The story is a fairly simple one. No one among the founders believed in absolute separation of church and state in the sense that the modern Supreme [End Page 847] Court erroneously attributes to them. It was taken for granted that there would be religious liberty and that there would not be an established national church. The principal dispute was over direct tax support of the churches, an issue that brought forth a variety of responses. But no one at the time doubted that religion in general was to be encouraged and that it was essential to the moral fiber of the nation.

The book's title is misleading, in that the period after the founding gets only a few pages, which requires leaving out some important issues, such as the sabbatarian laws and various court decisions. (Remarkably, the 1947 Everson case, which began the modern era of church-state jurisprudence, did not have a single precedent to back it up.)

The book is part of a semi-popular series and as such has no footnotes or other references, thereby handicapping readers who may want to make use of it in ongoing political discussions. Hutson's account is completely reliable, but his claims would have to be proven by recourse to other works. There is a brief bibliography.

There is an issue that goes unaddressed. Hutson characterizes some of the founders as politiques, because they had no firm principles about church and state, but took particular stands mainly to forestall social conflict. To the degree that this is true, it seems to support the modern separationists' otherwise dubious claim that the founders' fear of "divisiveness" was at the root of everything else.

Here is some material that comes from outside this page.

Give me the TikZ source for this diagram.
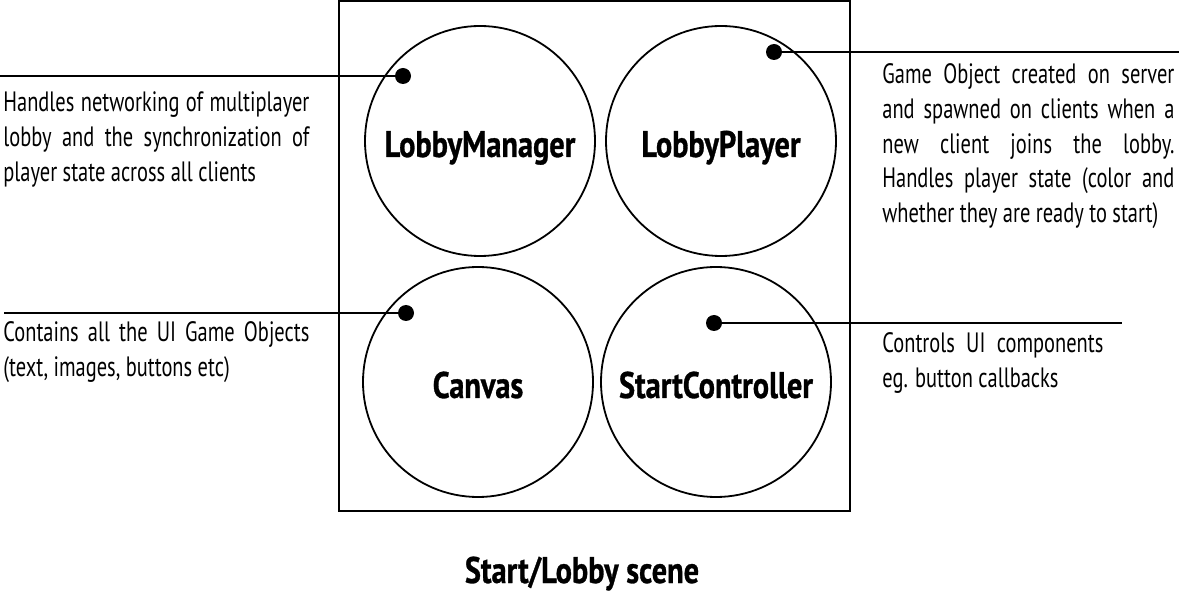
\documentclass[tikz,border=0pt]{standalone}
\usepackage{fontspec}
\setmainfont{PT Sans}[FakeStretch=0.73,BoldFeatures={FakeStretch=0.82,FakeBold=0.8}]
\usetikzlibrary{positioning}
\tikzset{main node/.style={circle,draw,line width=.9pt,minimum size=115pt,inner sep=0pt,text height=16pt,text depth=0pt,font=\bfseries\fontsize{18.5}{21}\selectfont},
dot node/.style={circle,fill=black,minimum size=8pt,inner sep=0pt},
note node/.style={anchor=base west,inner sep=0pt,align=justify,font=\fontsize{14}{17.3}\selectfont},}

\begin{document}
\begin{tikzpicture}[x=.5pt,y=-.5pt]
    \useasboundingbox (0,0) rectangle (1179,593);

    % scene box
    \draw[line width=1pt] (339,1) rectangle (850,511);

    \node[main node] (lm) at (480,141) {LobbyManager};
    \node[main node] (lp) at (721,141) {LobbyPlayer};
    \node[main node] (cv) at (478,382) {Canvas};
    \node[main node] (sc) at (716,382) {StartController};

    \node[dot node] (lmdot) at (403,76) {};
    \node[dot node] (lpdot) at (774,52) {};
    \node[dot node] (cvdot) at (406,313) {};
    \node[dot node] (scdot) at (714,323) {};

    \coordinate (lmend) at (0,76);
    \coordinate (lpend) at (1179,52);
    \coordinate (cvend) at (4,313);
    \coordinate (scend) at (1122,323);

    \path[draw,line width=1pt]
    (lmdot.center) edge node {} (lmend)
    (lpdot.center) edge node {} (lpend)
    (cvdot.center) edge node {} (cvend)
    (scdot.center) edge node {} (scend)
    ;

    \node[note node,text width=153pt] (lmnote) at (3,112) {Handles networking of multiplayer\linebreak lobby and the synchronization of\linebreak player state across all clients};
    \node[note node,text width=146pt] (lpnote) at (882,84) {Game Object created on server\linebreak and spawned on clients when a\linebreak new client joins the lobby.\linebreak Handles player state (color and\linebreak whether they are ready to start)};
    \node[note node,text width=153pt] (cvnote) at (3,342) {Contains all the UI Game Objects\linebreak (text, images, buttons etc)};
    \node[note node,text width=110.5pt] (scnote) at (882,353) {Controls UI components\linebreak eg. button callbacks};

    \node[anchor=base,font=\bfseries\fontsize{18.5}{22}\selectfont] (title) at (582,583) {Start/Lobby scene};
\end{tikzpicture}
\end{document}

Hutson's works have been invaluable contributions to the debunking of the modern myth of church-state relations, along with Philip Hamburger's Separation of Church and State (Cambridge, MA, 2002) and, if I may say so, my own The Supreme Court and Religion in American Life (Princeton, 2004). At the scholarly level the myth is no longer sustainable, but at an intermediate level—that of editorial writers, for example—it appears to be indeed set in concrete.